- Film poster
- Directed by: Stephan Rick
- Written by: John J. McLaughlin
- Produced by: Brett Forbes; Patrick Rizzotti; Tom Thayer; Dick Wolf;
- Starring: Val Kilmer
- Cinematography: Stefan Ciupek; Felix Cramer;
- Edited by: Andrew Wesman
- Music by: Jens Grötzschel; Stefan Schulzki;
- Production companies: Fortress Features; Wolf Films;
- Distributed by: Saban Films
- Release date: October 14, 2017 (Sitges);
- Running time: 90 minutes
- Country: United States
- Language: English
- Budget: $2.3 million
- Box office: $19 million

= The Super (2017 film) =

American horror thriller film

The Super is a 2017 American horror thriller film directed by Stephan Rick and starring Patrick Flueger and Val Kilmer.

==Synopsis==
Phil Lodge, a retired cop whose wife has recently died, takes a job in a large apartment building as one of three live-in superintendents. He has two daughters, 14-year-old Violet and 7-year-old Rose.

Prior to moving in, Violet's favorite teacher was murdered in the same apartment building. Soon after Phil begins work, a series of disappearances take place, and Rose develops a strange fascination with one of the other supers, Walter, who, in addition to being mysterious, also happens to dabble in black magic. Phil begins to suspect that Walter is behind the mysterious disappearances.

It is eventually revealed that Rose is Violet's twin sister, and she died alongside her mother. She appears to Phil as a ghost and leads him to commit the murders in the building; Phil's victims see Rose just before they die. Walter's experiments with black magic are attempts to get rid of Rose's ghost.

==Cast==
- Patrick Flueger as Phil Lodge
- Taylor Richardson as Violet Lodge
- Mattea Conforti as Rose Lodge
- Val Kilmer as Walter
- Louisa Krause as Beverly
- Paul Ben-Victor as Mr. Johnson
- Yul Vazquez as Julio
- Alex Essoe as Ms. Daigle
- Luke Edwards as Brad
- Justine J. Hall as Sofia

==Production==
On August 13, 2018, it was announced that Saban Films had acquired the rights to the film.

==Reception==
On the review aggregator Rotten Tomatoes, the film holds an approval rating of 40%, based on 10 reviews, with an average rating of 4.9/10.

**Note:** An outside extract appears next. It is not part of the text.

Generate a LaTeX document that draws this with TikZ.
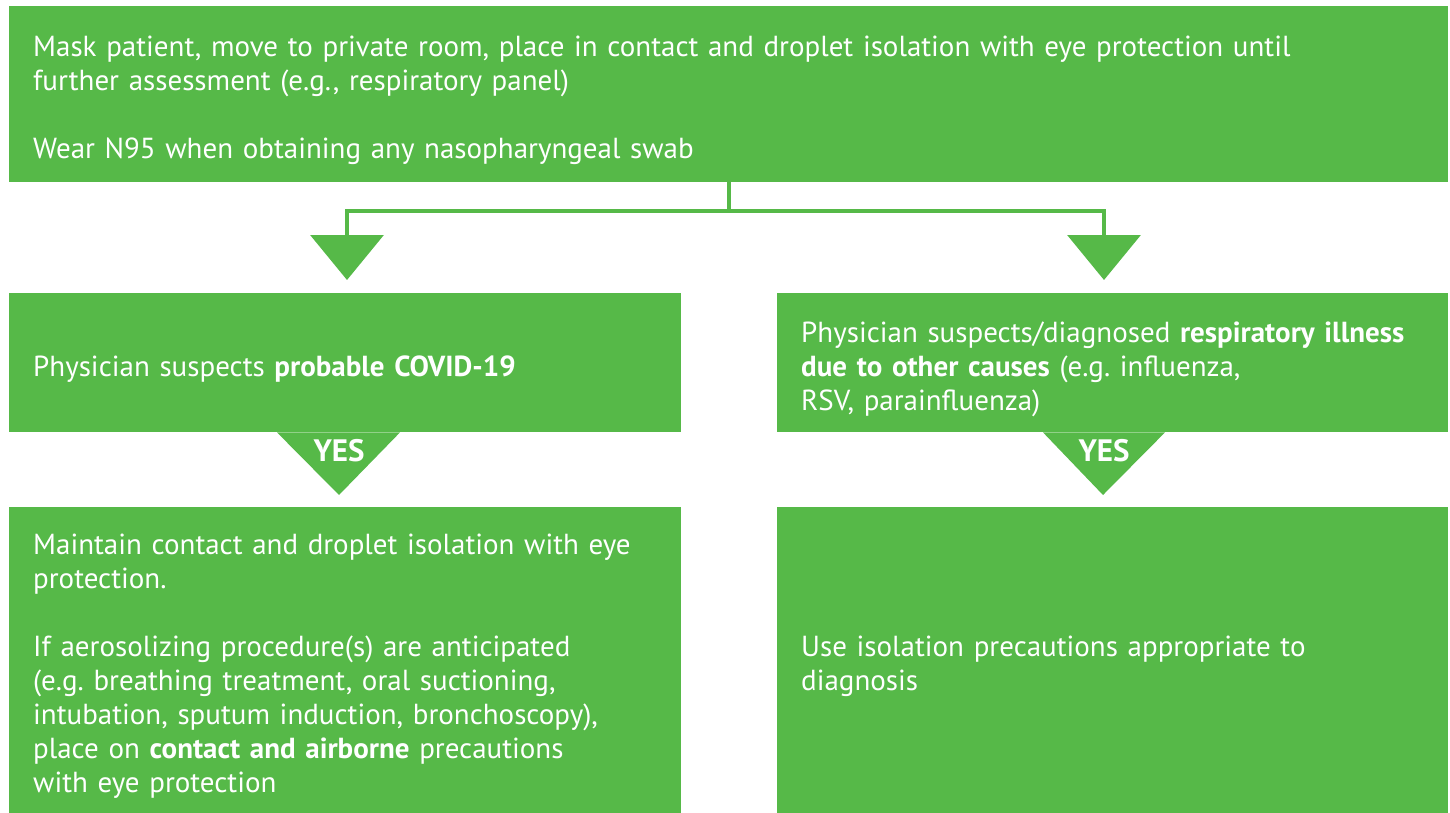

Noel Murray of the Los Angeles Times gave it a negative review but wrote, "Still, even bad horror movies can have their pleasures, and here it's Kilmer who gives The Super a kick." Maitland McDonagh of Film Journal International reviewed it positively, writing, "How surprising the story's twist ending turns out to be depends on how thoroughly steeped in horror moves the viewer is, but it's well executed down to small details like the creepy clown puzzle with which little Rose likes to play." Frank Scheck of The Hollywood Reporter also gave it a good review, writing that "it offers a few decent scares as well as the opportunity for Val Kilmer to once again display his unique brand of screen charisma."